Amy Morin, LCSW, seorang psikoterapis dari Universitas Northeastern, Boston, Amerika Serikat, melalui laman Verrywell Family mengungkapkan bahwa pola asuh perfeksionis atau perfectionist parenting membuat anak meyakini jika standar tertinggi tidak tercapai berarti ia sudah gagal.
Pola asuh yang perfeksionis juga dapat membuat anak melakukan upaya yang merugikan orang lain atau melanggar norma demi mendapatkan hasil yang sempurna. Misalnya, anak bisa saja mencontek saat ulangan dengan harapan mendapatkan nilai yang sempurna, hal ini ia lakukan karena ia menganggap orangtua lebih menghargai nilai ulangan yang sempurna daripada kejujuran yang ia miliki.

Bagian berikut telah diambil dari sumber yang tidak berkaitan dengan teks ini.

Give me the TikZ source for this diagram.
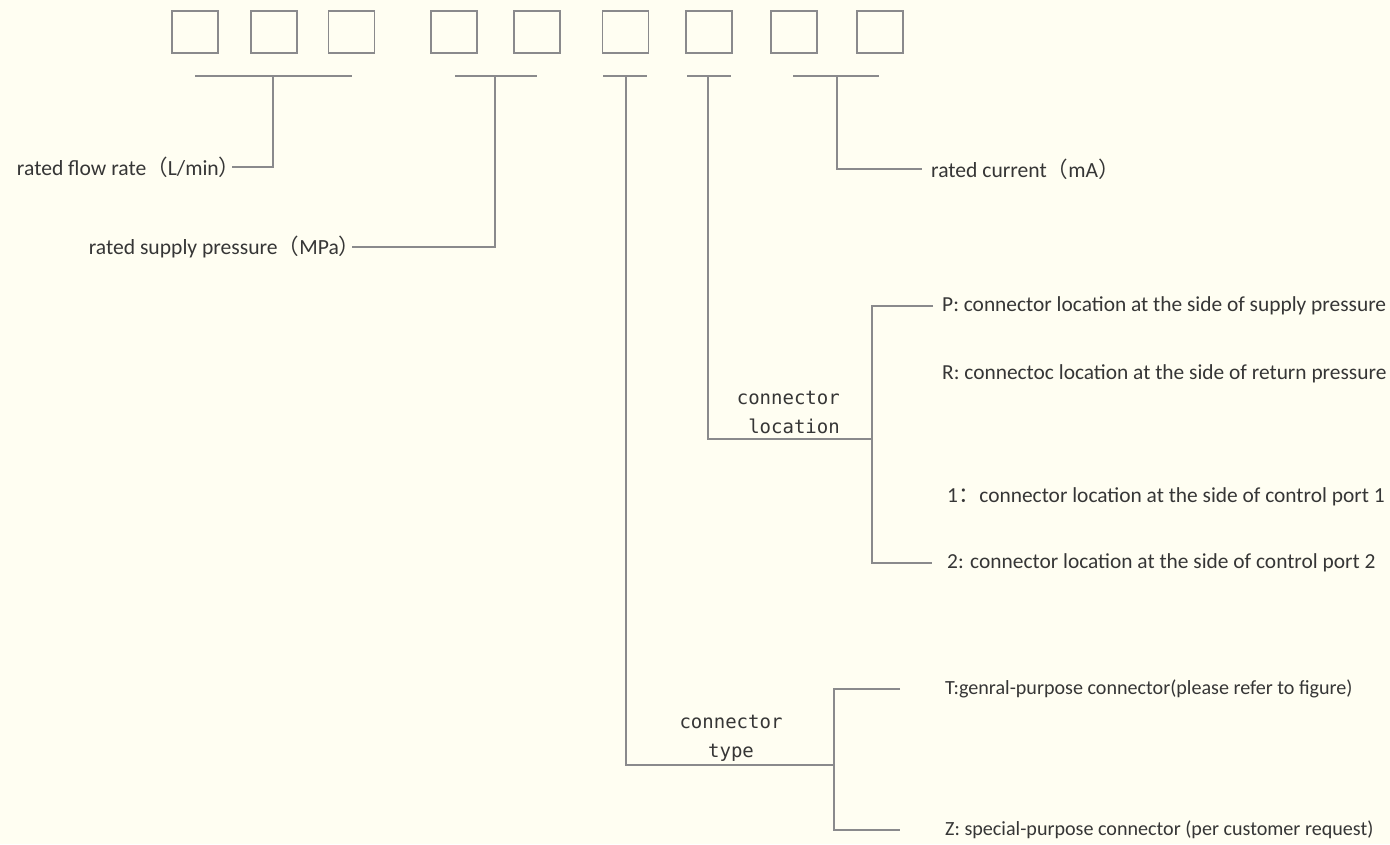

Anak yang dibesarkan dengan perfectionist parenting beranggapan bahwa dirinya harus sempurna, hal ini membuat mereka lebih berisiko mengalami masalah kesehatan mental. Lewat laman Verrywell Family, Amy Morin juga menambahkan, anak-anak ini cenderung menyembunyikan gejala yang kesehatan mental di depan orangtuanya, karena mereka merasa harus menampilkan sosok sempurna di depan orangtuanya.
Permasalahan mental health yang dialami anak akibat perfectionist parenting ini kemungkinan besar karena perfeksionisme sudah menular kepada anak. Anak yang perfeksionis akan merasa berat menghadapi kenyataan-kenyataan di sekitarnya ketika tidak sesuai dengan standarnya, akibatnya mereka justru mudah menyerah pada keadaan.
Melansir laman Psych Central, ada perbedaan mendasar antara berusaha melakukan yang terbaik dan berusaha mencapai kesempurnaan. Seseorang yang perfeksionis akan mengorbankan apa pun demi mencapai targetnya. Maka tak heran jika anak perfeksionis juga bisa jadi tumbuh menjadi "People pleasure".
Dunia ini tidak akan pernah perfect, maka yang dibutuhkan anak bukan orangtua yang sempurna, tetapi orangtua yang sanggup menerima kesalahan dan dengan tulus membantu anak berdiri tegak di kakinya sendiri.